Qué bueno fuera que entre nosotros la vida no se suceda abatida por el aburrimiento. Fernando Pessoa dice que debemos aprender a monotonizar la existencia. Sólo así estaremos preparados para lo nuevo.

El conocimiento fatiga, es arduo, a veces árido. Y de pronto, cuando menos lo esperamos, reverdece y alumbra.

Pero hablaba de envejecer. Hay personas que me preguntan el límite de mi edad en el trabajo. Sé que eso está previsto, que la ley intenta ser precisa al respecto.

Solo que, viéndolo bien, eso no debería obsesionar. Cada cual irá viendo. Y lo lógico es que las normas acompañen de manera sabia y discreta. Que dejen que cada quien sepa hallar sus edades y en particular la de irse.

Lo que se dice de la vejez suele ser agudo y justo. Las culturas más robustas veneran a sus viejos. Solo la mezquindad de la competencia y la obsesión por el éxito los relega y excluye.

El viejo sabe porque ha vivido que mientras más se vive menos se sabe. En eso consiste su experiencia.

La sabiduría es una docta ignorancia. El viejo asiente y pregunta, se reserva en la aguda prudencia. Escucha mientras otros hablan, es más lo que medita que lo que dice.

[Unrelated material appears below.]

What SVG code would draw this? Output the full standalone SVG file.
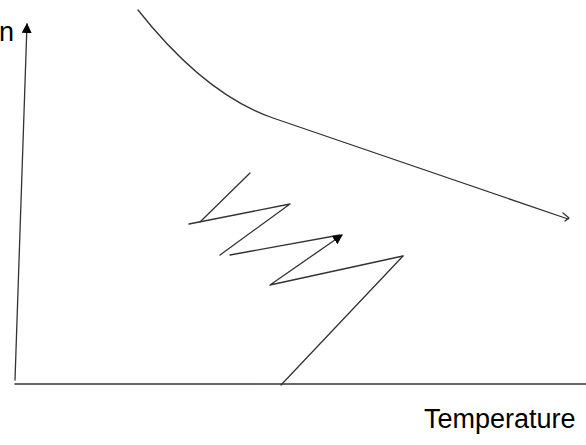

He pensado mucho en eso: la universidad debería ser menos ruidosa, tendría que ser más lo que calla que lo que pregona. Y cuando se pronuncie que parta en dos el silencio.

Siempre me acuerdo que corría detrás de los viejos. Quería preguntarles algo pero sobre todo arroparme en su sombra.

Ahora que envejezco siento alegría por poder trabajar con los jóvenes. No porque tenga algo que enseñar o porque la verdad esté de mi lado. Más bien para compartir con ellos la perplejidad, el que cada día está hecho de recodos y sutiles secretos.

La mayor ventaja que da envejecer es que lo que uno hace es por nada, que no se espera nada distinto a vivir y entregarse completo.

Pues el tiempo gotea en las palabras y ese es su consuelo.

La vejez es la edad de la plenitud gozosa - dolorosa. En ella uno recibe infinitamente más de lo que da.


Uno presiente que empezó a envejecer cuando la gratitud es la palabra para todas las horas.